Complémentairement, la question des échelons territoriaux infra-académiques sera essentielle. Selon les évolutions de la décentralisation et selon les territoires concernés, chaque grande académie devra trouver une organisation adaptée, en référence aux départements (éventuellement maintenus ?), aux métropoles ou communautés de communes, aux bassins, etc. Si le principe doit être commun à toutes les académies, les modalités retenues doivent pouvoir varier selon les contextes.

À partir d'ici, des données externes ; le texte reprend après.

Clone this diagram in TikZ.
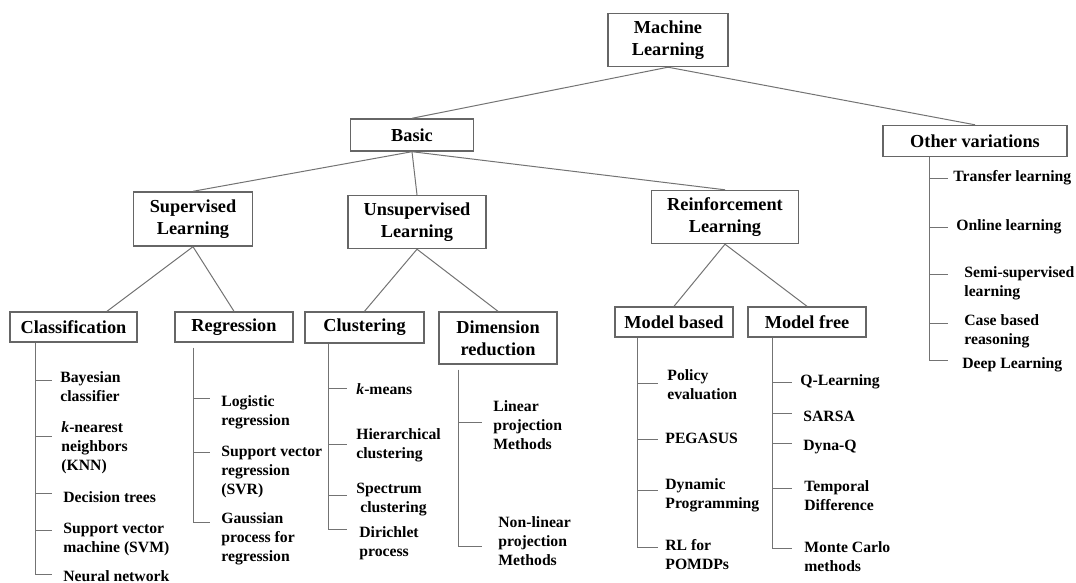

La question des compétences est aussi importante que celle du découpage. Deux sujets sont particulièrement sensibles :
Le premier est celui de la carte des formations. On voit logiquement se dessiner un bloc de compétences régional autour de la définition de l’offre de formation et de l’orientation ; cette responsabilité régionale s’affirme au fil des lois successives de décentralisation.
Certains distinguent entre la formation professionnelle stricto sensu (compétence régionale) et la formation générale qui resterait prérogative d’État. Mais cette distinction est difficile à tenir : quid du technologique ? Des BTS ? Tout fait système et vases communicants en matière de définition de l’offre de formation, et il serait dangereux d’isoler le professionnel alors qu’il faut au contraire développer la fluidité des parcours et les passerelles. La césure est même impossible dans des régions comme l’Ile-de-France où la majorité des lycées sont intégralement polyvalents, et même, dans l’académie de Versailles, reçoivent des dotations horaires uniques.
C’est donc sans doute l’ensemble de l’offre de formation des lycées qui doit devenir compétence régionale, en coresponsabilité avec le recteur.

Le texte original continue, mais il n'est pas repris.